'''

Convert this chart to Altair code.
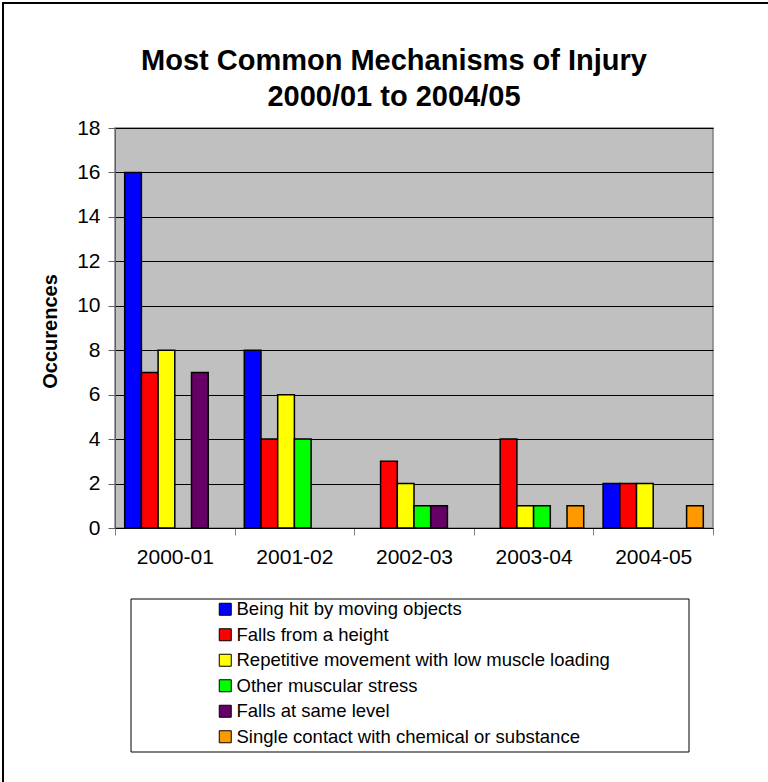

'''
'''

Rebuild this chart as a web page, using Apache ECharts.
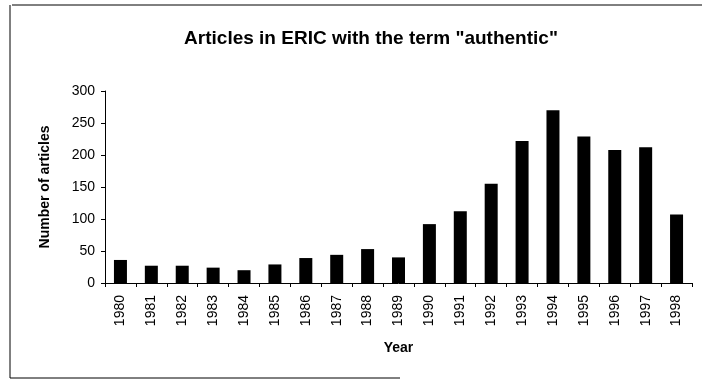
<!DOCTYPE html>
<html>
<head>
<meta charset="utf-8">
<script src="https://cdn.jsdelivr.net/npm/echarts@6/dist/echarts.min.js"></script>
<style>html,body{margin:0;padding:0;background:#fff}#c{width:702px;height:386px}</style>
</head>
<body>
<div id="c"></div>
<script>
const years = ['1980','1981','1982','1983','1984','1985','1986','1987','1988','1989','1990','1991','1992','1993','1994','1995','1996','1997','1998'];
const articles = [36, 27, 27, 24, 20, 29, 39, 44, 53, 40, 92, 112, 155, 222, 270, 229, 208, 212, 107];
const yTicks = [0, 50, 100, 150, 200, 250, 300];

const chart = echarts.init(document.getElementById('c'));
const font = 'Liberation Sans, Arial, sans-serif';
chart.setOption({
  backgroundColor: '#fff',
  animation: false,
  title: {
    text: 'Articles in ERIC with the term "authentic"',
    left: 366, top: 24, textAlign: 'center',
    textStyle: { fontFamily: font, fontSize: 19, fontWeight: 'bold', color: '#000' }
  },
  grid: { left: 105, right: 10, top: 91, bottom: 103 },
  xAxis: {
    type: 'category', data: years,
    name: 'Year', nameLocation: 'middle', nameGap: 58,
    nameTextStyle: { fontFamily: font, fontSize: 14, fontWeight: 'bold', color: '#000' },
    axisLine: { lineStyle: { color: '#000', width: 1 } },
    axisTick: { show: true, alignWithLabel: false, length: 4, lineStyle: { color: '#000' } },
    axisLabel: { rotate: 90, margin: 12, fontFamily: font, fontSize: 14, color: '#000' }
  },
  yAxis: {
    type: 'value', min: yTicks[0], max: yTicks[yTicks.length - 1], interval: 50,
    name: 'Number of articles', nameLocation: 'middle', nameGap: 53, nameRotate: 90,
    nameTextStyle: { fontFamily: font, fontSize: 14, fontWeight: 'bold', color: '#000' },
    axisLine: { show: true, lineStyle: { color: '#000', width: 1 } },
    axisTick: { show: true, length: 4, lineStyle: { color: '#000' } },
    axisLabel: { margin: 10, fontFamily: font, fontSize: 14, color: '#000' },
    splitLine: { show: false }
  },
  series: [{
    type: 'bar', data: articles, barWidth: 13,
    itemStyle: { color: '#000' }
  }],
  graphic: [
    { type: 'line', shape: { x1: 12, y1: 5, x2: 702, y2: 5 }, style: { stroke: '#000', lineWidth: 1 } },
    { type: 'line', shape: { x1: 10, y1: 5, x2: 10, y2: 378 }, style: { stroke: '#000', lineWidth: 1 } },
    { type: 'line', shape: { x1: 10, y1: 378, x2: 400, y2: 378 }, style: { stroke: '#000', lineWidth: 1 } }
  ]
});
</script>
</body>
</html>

'''
'''

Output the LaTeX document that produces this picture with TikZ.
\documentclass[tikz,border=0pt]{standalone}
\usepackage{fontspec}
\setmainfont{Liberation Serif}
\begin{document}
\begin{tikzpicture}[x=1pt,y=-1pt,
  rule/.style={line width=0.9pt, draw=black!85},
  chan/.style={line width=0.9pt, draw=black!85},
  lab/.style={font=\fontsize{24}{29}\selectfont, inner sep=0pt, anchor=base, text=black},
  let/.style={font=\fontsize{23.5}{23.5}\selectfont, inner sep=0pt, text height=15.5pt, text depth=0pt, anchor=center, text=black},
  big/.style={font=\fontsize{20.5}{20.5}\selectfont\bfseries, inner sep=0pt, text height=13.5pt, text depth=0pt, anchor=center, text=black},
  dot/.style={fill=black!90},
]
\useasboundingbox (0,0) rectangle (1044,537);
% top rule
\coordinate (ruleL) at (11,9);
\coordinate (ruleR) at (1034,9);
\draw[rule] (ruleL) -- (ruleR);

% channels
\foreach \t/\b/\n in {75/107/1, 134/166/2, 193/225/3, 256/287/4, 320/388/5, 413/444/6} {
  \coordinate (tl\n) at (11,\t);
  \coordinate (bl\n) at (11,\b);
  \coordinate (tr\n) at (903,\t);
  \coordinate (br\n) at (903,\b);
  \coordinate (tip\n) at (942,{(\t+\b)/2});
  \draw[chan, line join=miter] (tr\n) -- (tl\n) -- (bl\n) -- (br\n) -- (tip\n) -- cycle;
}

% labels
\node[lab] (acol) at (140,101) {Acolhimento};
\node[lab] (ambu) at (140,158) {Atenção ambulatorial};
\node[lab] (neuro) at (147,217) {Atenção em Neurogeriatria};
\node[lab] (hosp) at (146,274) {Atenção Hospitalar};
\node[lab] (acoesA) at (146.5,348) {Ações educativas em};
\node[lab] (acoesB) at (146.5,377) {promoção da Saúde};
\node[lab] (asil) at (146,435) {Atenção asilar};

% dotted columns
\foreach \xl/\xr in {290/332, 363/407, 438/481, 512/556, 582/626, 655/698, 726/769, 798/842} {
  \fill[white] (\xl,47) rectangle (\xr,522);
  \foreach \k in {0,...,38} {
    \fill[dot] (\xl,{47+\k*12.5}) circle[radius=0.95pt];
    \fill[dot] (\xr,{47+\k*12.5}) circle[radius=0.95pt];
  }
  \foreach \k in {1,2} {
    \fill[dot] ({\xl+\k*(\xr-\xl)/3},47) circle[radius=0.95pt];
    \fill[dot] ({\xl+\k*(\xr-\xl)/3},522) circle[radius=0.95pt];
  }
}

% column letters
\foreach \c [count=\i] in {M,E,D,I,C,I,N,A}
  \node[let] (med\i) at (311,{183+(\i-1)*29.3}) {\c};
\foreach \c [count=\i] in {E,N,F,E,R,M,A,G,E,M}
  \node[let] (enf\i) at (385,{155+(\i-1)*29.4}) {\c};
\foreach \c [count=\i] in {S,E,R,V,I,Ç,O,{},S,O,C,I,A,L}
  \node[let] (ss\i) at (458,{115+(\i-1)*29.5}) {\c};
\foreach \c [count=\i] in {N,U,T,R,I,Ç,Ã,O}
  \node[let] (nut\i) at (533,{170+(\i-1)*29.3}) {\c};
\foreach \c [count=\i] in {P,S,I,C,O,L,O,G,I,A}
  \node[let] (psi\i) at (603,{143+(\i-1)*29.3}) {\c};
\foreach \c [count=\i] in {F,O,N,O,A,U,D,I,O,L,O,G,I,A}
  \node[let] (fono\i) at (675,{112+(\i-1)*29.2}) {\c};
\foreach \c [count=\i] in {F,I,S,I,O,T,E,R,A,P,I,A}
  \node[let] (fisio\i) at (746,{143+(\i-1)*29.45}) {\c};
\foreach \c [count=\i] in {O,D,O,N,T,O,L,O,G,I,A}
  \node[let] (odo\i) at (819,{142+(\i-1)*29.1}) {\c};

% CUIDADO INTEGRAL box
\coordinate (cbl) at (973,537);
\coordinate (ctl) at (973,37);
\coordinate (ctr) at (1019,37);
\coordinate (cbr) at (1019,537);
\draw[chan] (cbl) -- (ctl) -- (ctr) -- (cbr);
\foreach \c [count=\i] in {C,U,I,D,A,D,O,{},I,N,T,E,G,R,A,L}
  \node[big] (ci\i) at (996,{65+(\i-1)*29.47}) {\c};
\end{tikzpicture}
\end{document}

'''

> _Work to do_: Reply with nothing but the number of lines in the data above that contain "this".

> _Exercise answer_: 3